In our capacity as counsel to Enduro, we have made such legal and factual examinations and inquiries, including an examination of originals or copies certified or otherwise identified to our satisfaction, of such documents, corporate records and other instruments, as we have deemed necessary or appropriate for purposes of this opinion. In our examination, we have assumed the authenticity of all documents submitted to us as originals, the genuineness of all signatures thereon, the legal capacity of natural persons executing such documents and the conformity to authentic original documents of all documents submitted to us as copies. For the purpose of our opinion, we have not made an independent investigation or audit of the facts set forth in the above-referenced documents or in the Officer’s Certificate. In addition, in rendering this opinion we have assumed the truth and accuracy of all representations and statements made to us which are qualified as to knowledge or belief, without regard to such qualification.


October 2, 2013

Page 2

 

We are opining herein as to the effect on the subject transaction only of the federal income tax laws of the United States and we express no opinion with respect to the applicability thereto, or the effect thereon, of other federal laws, foreign laws, the laws of any state or any other jurisdiction or as to any matters of municipal law or the laws of any other local agencies within any state.

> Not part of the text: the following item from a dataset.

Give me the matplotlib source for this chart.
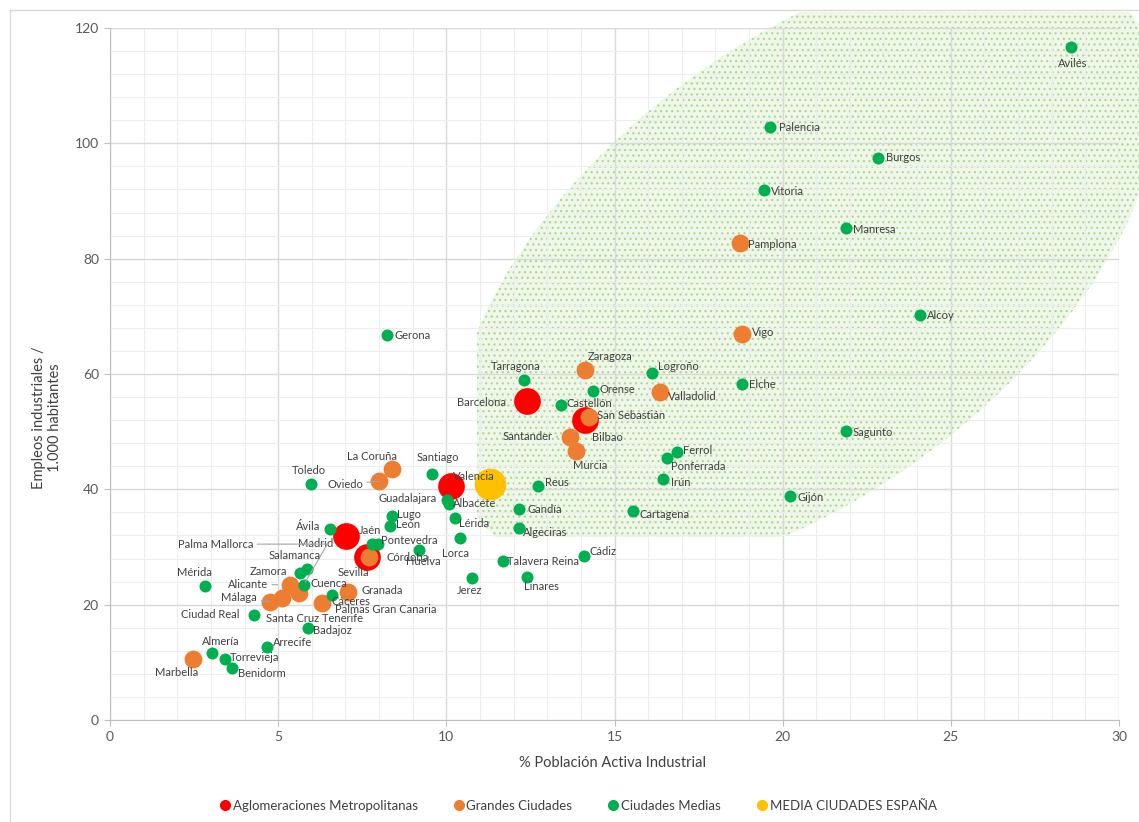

Based on such facts, assumptions and representations and subject to the limitations set forth herein and in the Registration Statement, the Prospectus and the Officer’s Certificate, the statements in the Prospectus Supplement under the caption “Material Tax Considerations,” together with the statements in the Base Prospectus under the caption “U.S. Federal Income Tax Consequences,” insofar as such statements purport to constitute summaries of United States federal income tax law and regulations or legal conclusions with respect thereto, constitute the opinion of Latham & Watkins LLP as to the material U.S. federal income tax consequences of the matters described therein.

No opinion is expressed as to any matter not discussed herein.

This opinion is rendered to you as of the date hereof, and we undertake no obligation to update this opinion subsequent to the date hereof. This opinion is based on various statutory provisions, regulations promulgated thereunder and interpretations thereof by the Internal Revenue Service and the courts having jurisdiction over such matters, all of which are subject to change either prospectively or retroactively. Also, any variation or difference in the facts from those set forth in the representations described above, including in the Registration Statement, the Prospectus and the Officer’s Certificate, may affect the conclusions stated herein.

This opinion is furnished to you, and is for your use in connection with the transactions set forth in the Prospectus Supplement. This opinion may not be relied upon by you for any other purpose or furnished to, assigned to, quoted to or relied upon by any other person, firm or other entity, for any purpose, without our prior written consent, except that this opinion may be relied upon by the Trust and by persons entitled to rely on it pursuant to applicable provisions of federal securities law.

We hereby consent to the filing of this opinion as an exhibit to the current report on Form 8-K of the Trust and to the incorporation by reference of this opinion into the Prospectus Supplement. In giving such consent, we do not thereby admit that we are within the category of persons whose consent is required under Section 7 of the Securities Act or the rules or regulations of the Securities and Exchange Commission promulgated thereunder.